There was more. Much more, and some of it didn’t have a thing to do with sex. Like Travis’s smile, or his easy laughter.
Even the way he took control of things.
Of her.
She’d always thought that kind of behavior was male arrogance and, yes, her lover had an arrogance to him, but it wasn’t born out of pride or ego or aggression, it was born of the innate ability to lead.
Jennie glanced at him again.
Added to all that, he was beautiful.
She loved watching him.
He did everything with self-assurance. He even drove that way, as he was right now, his attention on the road, his hand light on the steering wheel, the other on the gearshift...

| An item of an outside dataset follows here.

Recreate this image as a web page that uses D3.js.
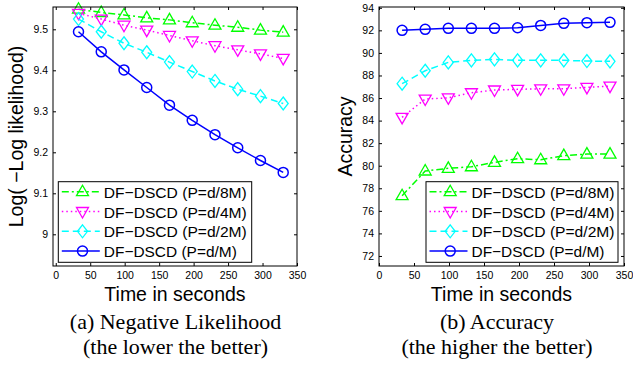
<!DOCTYPE html>
<html>
<head>
<meta charset="utf-8">
<script src="https://cdn.jsdelivr.net/npm/d3@7"></script>
<style>
  body { margin: 0; background: #fff; }
  svg { display: block; }
  .tick text { font-family: "Liberation Sans", Arial, sans-serif; font-size: 10.5px; fill: #000; }
</style>
</head>
<body>
<div id="chart"></div>
<script>
const times = [33, 66, 99, 132, 165, 198, 231, 264, 297, 330];
const seriesNames = ['DF\u2212DSCD (P=d/8M)', 'DF\u2212DSCD (P=d/4M)', 'DF\u2212DSCD (P=d/2M)', 'DF\u2212DSCD (P=d/M)'];

// negative likelihood, Log(-Log likelihood)
const llh8M = [9.549, 9.541, 9.535, 9.528, 9.523, 9.516, 9.510, 9.505, 9.498, 9.493];
const llh4M = [9.539, 9.525, 9.510, 9.498, 9.485, 9.472, 9.460, 9.450, 9.440, 9.429];
const llh2M = [9.525, 9.494, 9.466, 9.444, 9.420, 9.397, 9.374, 9.354, 9.337, 9.319];
const llh1M = [9.494, 9.445, 9.401, 9.358, 9.315, 9.278, 9.243, 9.211, 9.180, 9.151];

// accuracy
const acc8M = [77.34, 79.53, 79.77, 79.91, 80.30, 80.62, 80.53, 80.89, 81.03, 81.03];
const acc4M = [84.29, 85.91, 86.02, 86.47, 86.71, 86.77, 86.82, 86.82, 86.95, 87.06];
const acc2M = [87.27, 88.42, 89.16, 89.34, 89.43, 89.34, 89.34, 89.34, 89.28, 89.25];
const acc1M = [92.00, 92.09, 92.18, 92.18, 92.18, 92.23, 92.44, 92.62, 92.68, 92.71];

const xTicks = [0, 50, 100, 150, 200, 250, 300, 350];
const llhTicks = [9, 9.1, 9.2, 9.3, 9.4, 9.5];
const accTicks = [72, 74, 76, 78, 80, 82, 84, 86, 88, 90, 92, 94];

const styles = [
  { color: '#00ff00', dash: '7,3,2,3', marker: 'up' },
  { color: '#ff00ff', dash: '1.5,3', marker: 'down' },
  { color: '#00ffff', dash: '7,4', marker: 'diamond' },
  { color: '#0000ff', dash: null, marker: 'circle' }
];

const W = 633, H = 368;
const svg = d3.select('#chart').append('svg').attr('width', W).attr('height', H);
const sans = '"Liberation Sans", Arial, sans-serif';
const serif = '"Liberation Serif", "Times New Roman", serif';

function markerPath(type) {
  if (type === 'up') return 'M0,-6.5L6,4L-6,4Z';
  if (type === 'down') return 'M0,6.5L6,-4L-6,-4Z';
  if (type === 'diamond') return 'M0,-6.5L5,0L0,6.5L-5,0Z';
  return null;
}

function drawMarker(g, type, x, y, color) {
  if (type === 'circle') {
    g.append('circle').attr('cx', x).attr('cy', y).attr('r', 5)
      .attr('fill', 'none').attr('stroke', color).attr('stroke-width', 1.5);
  } else {
    g.append('path').attr('d', markerPath(type)).attr('transform', `translate(${x},${y})`)
      .attr('fill', 'none').attr('stroke', color).attr('stroke-width', 1.3);
  }
}

function drawPanel(p) {
  const x = d3.scaleLinear().domain(p.xDomain).range([p.left, p.right]);
  const y = d3.scaleLinear().domain(p.yDomain).range([p.bottom, p.top]);
  const g = svg.append('g');

  // data lines + markers
  p.series.forEach((vals, i) => {
    const st = styles[i];
    const line = d3.line().x((d, j) => x(times[j])).y(d => y(d));
    g.append('path').datum(vals).attr('d', line)
      .attr('fill', 'none').attr('stroke', st.color).attr('stroke-width', 1.5)
      .attr('stroke-dasharray', st.dash);
    vals.forEach((v, j) => drawMarker(g, st.marker, x(times[j]), y(v), st.color));
  });

  // axes with inward ticks on all sides
  const tl = 3;
  g.append('g').attr('transform', `translate(0,${p.bottom})`)
    .call(d3.axisBottom(x).tickValues(xTicks).tickSize(-tl).tickPadding(6).tickFormat(d3.format('d')))
    .call(a => a.select('.domain').remove());
  g.append('g').attr('transform', `translate(0,${p.top})`)
    .call(d3.axisTop(x).tickValues(xTicks).tickSize(-tl).tickFormat(''))
    .call(a => a.select('.domain').remove());
  g.append('g').attr('transform', `translate(${p.left},0)`)
    .call(d3.axisLeft(y).tickValues(p.yTicks).tickSize(-tl).tickPadding(5).tickFormat(p.yFormat))
    .call(a => a.select('.domain').remove());
  g.append('g').attr('transform', `translate(${p.right},0)`)
    .call(d3.axisRight(y).tickValues(p.yTicks).tickSize(-tl).tickFormat(''))
    .call(a => a.select('.domain').remove());
  g.selectAll('.tick line').attr('stroke', '#000');
  g.append('rect').attr('x', p.left).attr('y', p.top)
    .attr('width', p.right - p.left).attr('height', p.bottom - p.top)
    .attr('fill', 'none').attr('stroke', '#000').attr('stroke-width', 1);

  // axis labels
  g.append('text').attr('x', (p.left + p.right) / 2).attr('y', 301)
    .attr('text-anchor', 'middle').style('font-family', sans).style('font-size', '19.5px')
    .text('Time in seconds');
  g.append('text').attr('transform', `translate(${p.yLabelX},${(p.top + p.bottom) / 2}) rotate(-90)`)
    .attr('text-anchor', 'middle').style('font-family', sans).style('font-size', '19.5px')
    .text(p.yLabel);

  // legend
  const lg = g.append('g');
  lg.append('rect').attr('x', p.legX).attr('y', 181.7).attr('width', p.legW).attr('height', 80.6)
    .attr('fill', '#fff').attr('stroke', '#000').attr('stroke-width', 1);
  seriesNames.forEach((name, i) => {
    const st = styles[i];
    const cy = 191.7 + i * 19.8;
    lg.append('line').attr('x1', p.legX + 3.5).attr('x2', p.legX + 41.5).attr('y1', cy).attr('y2', cy)
      .attr('stroke', st.color).attr('stroke-width', 1.5).attr('stroke-dasharray', st.dash);
    drawMarker(lg, st.marker, p.legX + 24.2, cy, st.color);
    lg.append('text').attr('x', p.legX + 45.5).attr('y', cy + 6)
      .style('font-family', sans).style('font-size', '15.5px')
      .attr('textLength', name.length === 16 ? 143 : 133).attr('lengthAdjust', 'spacingAndGlyphs')
      .text(name);
  });

  // caption
  p.caption.forEach((c, i) => {
    svg.append('text').attr('x', p.capX).attr('y', 329 + i * 25)
      .attr('text-anchor', 'middle').style('font-family', serif).style('font-size', '22px')
      .text(c);
  });
}

drawPanel({
  left: 53, right: 297, top: 7, bottom: 266,
  xDomain: [-4, 350], yDomain: [8.9227, 9.5544],
  yTicks: llhTicks, yFormat: d => (d === 9 ? '9' : d3.format('.1f')(d)),
  series: [llh8M, llh4M, llh2M, llh1M],
  yLabel: 'Log( \u2212Log likelihood)', yLabelX: 23,
  legX: 58.3, legW: 193.4,
  caption: ['(a) Negative Likelihood', '(the lower the better)'], capX: 175.5
});

drawPanel({
  left: 379, right: 624, top: 7, bottom: 266,
  xDomain: [0, 350], yDomain: [71.11, 94.07],
  yTicks: accTicks, yFormat: d3.format('d'),
  series: [acc8M, acc4M, acc2M, acc1M],
  yLabel: 'Accuracy', yLabelX: 352,
  legX: 426, legW: 192,
  caption: ['(b) Accuracy', '(the higher the better)'], capX: 497
});
</script>
</body>
</html>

On her hand, lying just beneath his.
What if she hadn’t stopped at that awful bar a week ago? What if Travis hadn’t been there? What if she hadn’t gone along with the game he’d initiated?
What if she’d let fearless Genevieve morph back into cautious Jennie, the Jennie who had not understood how quickly life could change?
Most of all...
Most of all, what if the years still stretched ahead of her, bright and golden in their clarity? What if she was like everyone else, able to reach out and take what she wanted without having to stop and remind herself that she had no right to do so?
Anger flared within her.
And she couldn’t afford that anger.
It was too devastating. Too crippling. It stole what little remained of moments and hours and days that might still be filled with happiness.
She’d learned that the hard way.
One minute, you were looking into a future of clear skies and bright promise...and the next, clouds had covered the sun and the future was looking at you, sneering, saying, Okay, lady, here I am, this is the way it’s really gonna be, and what are you gonna to do about it?
Crumple, had been her first reaction.
But then her alter-ego, for lack of a bet
ter term—and what better term would someone who’d taken that double major in psychology and sociology come up with—her alter-ego had said, Dammit, stand up and fight!
It didn’t change the end game, but it changed the way you got there, head bowed or head high...
“Hey.”
They’d pulled to the curb outside a restaurant. Travis was watching her, his dark eyes narrowed.
“Hey yourself,” she said, with what she hoped was a smile.
“Are you all right?”
“I’m fine!” she said brightly. Too brightly, perhaps, going by the intensity of his gaze.
“Tell me the truth, honey. Is that migraine back?”
“No. I’m good. Really.”
He looked at her for a long minute. Then he flashed that sexy smile, the one that seemed to melt her bones.
“Except when you’re bad,” he said huskily, “and you’re perfect, either way.”
She blushed.
He grinned.
“I love the way you do that.”
“Do what?”
“The way you blush.” He undid his seat belt, leaned in, undid hers and took her lips in a soft, sweet kiss. “It’s one hell of a turn-on.”
She blushed even harder. This time, his smile was wicked.
“Keep that up, we’re not going to get into the restaurant.”
He was right. They wouldn’t. If he smiled that way again, kissed her again...
“Jennie,” he said in a low voice, because what she was thinking was probably right in her eyes.
What she was feeling was probably only a heartbeat behind, and she couldn’t let him see that because it was impossibly out of the question, it was not what he’d signed on for and, oh God, it was far, far more than she’d ever even considered...
“You going to feed me, Wilde?” she said, reaching for the door handle, laughing in a way that she hoped didn’t sound as phony to him as it did to her. “Or let me swoon away from hunger right here, in your car, with everybody in Dallas walking by?”
“The only swooning I want you doing is the kind that happens when I take you in my arms,” he said.
But he wasn’t laughing.
Neither was she.
They stared at each other for what seemed an eternity.
Then Travis cleared his throat, stepped out of the car and the world began spinning again.